Uganda Safari

Kibale National Park Uganda — Chimpanzee Trekking Guide

Kibale National Park — Uganda’s Premier Chimpanzee Destination

Kibale National Park in western Uganda protects 795 square kilometres of tropical rainforest that supports the highest density of primates per unit area of any forest in the world — thirteen primate species, including the largest chimpanzee population of any habituated group available for trekking in East Africa. The park’s position in the Albertine Rift transition zone — between the wetter forest environments of the Rwenzori foothills and the drier woodland of the Albertine rift valley — produces a botanical diversity that supports the fruit-dominated diet of the chimpanzee community and sustains the extraordinary primate density that makes Kibale exceptional among Uganda’s forest parks.

The Chimpanzee Trekking Permit

Kibale chimpanzee trekking permits are issued by the Uganda Wildlife Authority and cost $250 per person for foreign non-residents — the most popular chimpanzee trekking experience in East Africa at a permit price that is substantially less than the gorilla permits at Bwindi ($800) or Rwanda ($1,500). The permit covers a one-hour encounter with a habituated chimpanzee community after the morning tracking period, which begins at 8:00 am with an assembly at Kanyanchu Visitor Centre. A maximum of six visitors per habituated community per trek session applies — a smaller group than the gorilla trek maximum of eight, and a more intimate encounter size for the chimpanzee experience.
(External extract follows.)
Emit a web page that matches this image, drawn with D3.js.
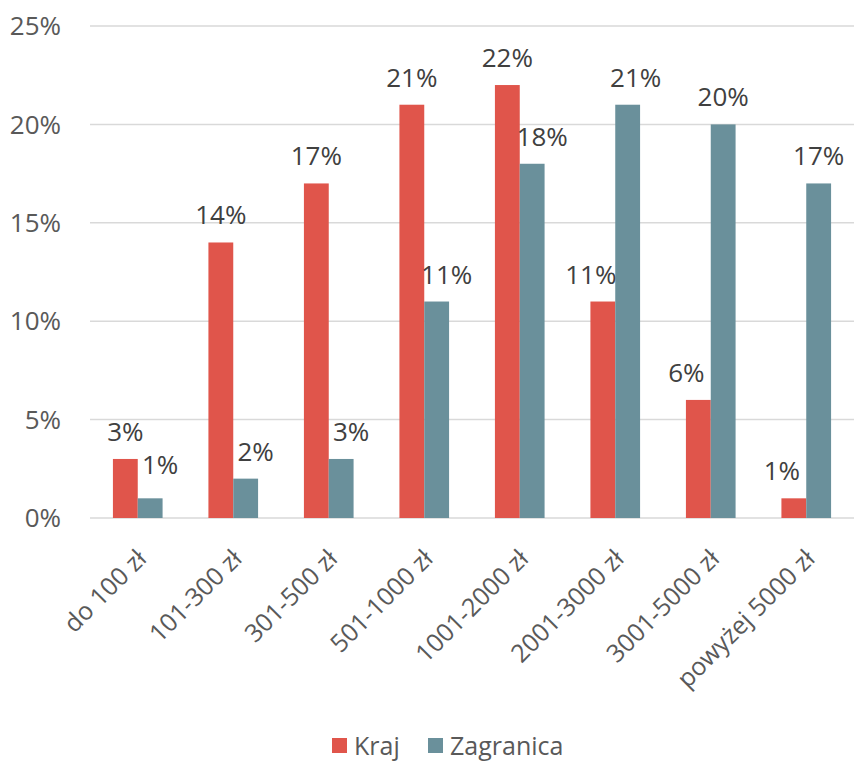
<!DOCTYPE html>
<html>
<head>
<meta charset="utf-8">
<script src="https://cdn.jsdelivr.net/npm/d3@7"></script>
<style>
  body { margin: 0; background: #fff; }
  text { font-family: "Open Sans", "Noto Sans", sans-serif; }
</style>
</head>
<body>
<div id="chart"></div>
<script>
// chart data
const categories = ["do 100 zł", "101-300 zł", "301-500 zł", "501-1000 zł", "1001-2000 zł", "2001-3000 zł", "3001-5000 zł", "powyżej 5000 zł"];
const seriesNames = ["Kraj", "Zagranica"];
const kraj = [3, 14, 17, 21, 22, 11, 6, 1];
const zagranica = [1, 2, 3, 11, 18, 21, 20, 17];
const yTicks = [0, 5, 10, 15, 20, 25];

const width = 856, height = 763;
const margin = { top: 26, right: 2, bottom: 245, left: 90 };
const colors = { "Kraj": "#E0554B", "Zagranica": "#6A909B" };

const svg = d3.select("#chart").append("svg")
    .attr("width", width)
    .attr("height", height);

const x = d3.scaleBand()
    .domain(categories)
    .range([margin.left, width - margin.right])
    .paddingInner(0.48)
    .paddingOuter(0.24);

const xs = d3.scaleBand()
    .domain(seriesNames)
    .range([0, x.bandwidth()]);

const y = d3.scaleLinear()
    .domain([0, 25])
    .range([height - margin.bottom, margin.top]);

// gridlines
svg.append("g")
    .selectAll("line")
    .data(yTicks)
    .enter()
    .append("line")
    .attr("x1", margin.left)
    .attr("x2", width - margin.right)
    .attr("y1", d => y(d))
    .attr("y2", d => y(d))
    .attr("stroke", "#D9D9D9")
    .attr("stroke-width", 1.5);

// y labels
svg.append("g")
    .selectAll("text")
    .data(yTicks)
    .enter()
    .append("text")
    .attr("x", 61)
    .attr("y", d => y(d))
    .attr("dy", "0.35em")
    .attr("text-anchor", "end")
    .attr("font-size", "26px")
    .attr("fill", "#595959")
    .text(d => d + "%");

const rows = categories.map((c, i) => ({ cat: c, Kraj: kraj[i], Zagranica: zagranica[i] }));

const groups = svg.append("g")
    .selectAll("g")
    .data(rows)
    .enter()
    .append("g")
    .attr("transform", d => `translate(${x(d.cat)},0)`);

groups.selectAll("rect")
    .data(d => seriesNames.map(s => ({ s, v: d[s] })))
    .enter()
    .append("rect")
    .attr("x", d => xs(d.s))
    .attr("width", xs.bandwidth())
    .attr("y", d => y(d.v))
    .attr("height", d => y(0) - y(d.v))
    .attr("fill", d => colors[d.s]);

// data labels, nudged sideways like Excel does when they collide
groups.selectAll("text")
    .data(d => seriesNames.map(s => ({ s, v: d[s], other: d[s === "Kraj" ? "Zagranica" : "Kraj"] })))
    .enter()
    .append("text")
    .attr("x", d => {
        let cx = xs(d.s) + xs.bandwidth() / 2;
        if (d.s === "Kraj" && d.v < d.other) cx -= 12;
        if (d.s === "Zagranica" && d.v < d.other) cx += 10;
        if (d.s === "Zagranica" && d.v > d.other && d.other > 8) cx += 8;
        return cx;
    })
    .attr("y", d => y(d.v) - (d.v < 2 && d.s === "Zagranica" ? 24 : 18))
    .attr("text-anchor", "middle")
    .attr("font-size", "26px")
    .attr("fill", "#404040")
    .text(d => d.v + "%");

// x labels
svg.append("g")
    .selectAll("text")
    .data(categories)
    .enter()
    .append("text")
    .attr("transform", d => `translate(${x(d) + x.bandwidth() / 2 + 4},${height - margin.bottom + 36}) rotate(-45)`)
    .attr("text-anchor", "end")
    .attr("dy", "0.35em")
    .attr("font-size", "25px")
    .attr("fill", "#595959")
    .text(d => d);

// legend
const legend = svg.append("g")
    .attr("transform", "translate(332,746)");

const legendX = [0, 96];
const items = legend.selectAll("g")
    .data(seriesNames)
    .enter()
    .append("g")
    .attr("transform", (d, i) => `translate(${legendX[i]},0)`);

items.append("rect")
    .attr("x", 0)
    .attr("y", -8)
    .attr("width", 15)
    .attr("height", 15)
    .attr("fill", d => colors[d]);

items.append("text")
    .attr("x", 22)
    .attr("y", 0)
    .attr("dy", "0.35em")
    .attr("font-size", "25px")
    .attr("fill", "#595959")
    .text(d => d);
</script>
</body>
</html>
Two trek sessions run daily — morning (8:00 am departure) and afternoon (2:00 pm departure). The morning session is generally preferred as the chimpanzees are most active in early morning, moving between fruiting trees and engaging in social interactions before the heat of the day produces a rest period. The afternoon session has the advantage of lower visitor numbers on most days and the possibility of encountering the community during the evening movement to sleeping trees, which produces distinctive calling behaviour.

The Primate Walk

The Primate Walk — a longer, more comprehensive forest walk that takes three to four hours and covers multiple primate species rather than focusing exclusively on chimpanzees — is offered alongside the standard chimpanzee trek at Kibale. The Primate Walk visits the ranges of the red-tailed monkey, the black-and-white colobus, the grey-cheeked mangabey, the olive baboon, the L’Hoest’s monkey, and the blue monkey communities within the park, in addition to the habituated chimpanzee community. For visitors with a specific interest in the full primate community of Kibale rather than chimpanzees alone, the Primate Walk is the more comprehensive option — it takes longer, covers more ground, and produces a richer multi-species primate encounter at the cost of the single-species focus that the standard chimp trek provides.

Bigodi Wetland Sanctuary

The Bigodi Wetland Sanctuary adjacent to Kibale’s eastern boundary is one of Uganda’s most productive birding sites — a community-managed wetland that supports the papyrus swamp specialists and forest edge species that complement the forest interior birds of the Kibale park interior. The community birding walk at Bigodi visits the wetland margins, the papyrus stands on the Mpanga River, and the adjacent forest edge — producing the papyrus gonolek, the white-winged warbler, the black-and-white casqued hornbill, and multiple sunbird and weaver species in a two to three hour morning walk. The great blue turaco — one of Africa’s most spectacularly coloured birds — is reliably seen at the Bigodi forest edge. The sanctuary is managed by the Kibale Association for Rural and Environmental Development (KAFRED), and the gate fee contributes directly to the community organisation.

Where to Stay Near Kibale

The accommodation cluster near Kibale’s Kanyanchu Visitor Centre spans from the Primate Lodge (the most established property, with comfortable bandas and tree-view rooms directly adjacent to the park) to Kibale Forest Camp (a mid-range camping and banda option for budget-aware visitors) and the Papaya Lake Lodge (a boutique property at the edge of a small crater lake near Fort Portal, offering the most visually arresting setting of any Kibale-area lodge). Fort Portal, the nearest large town, provides additional accommodation and restaurant options for visitors spending multiple nights in the area.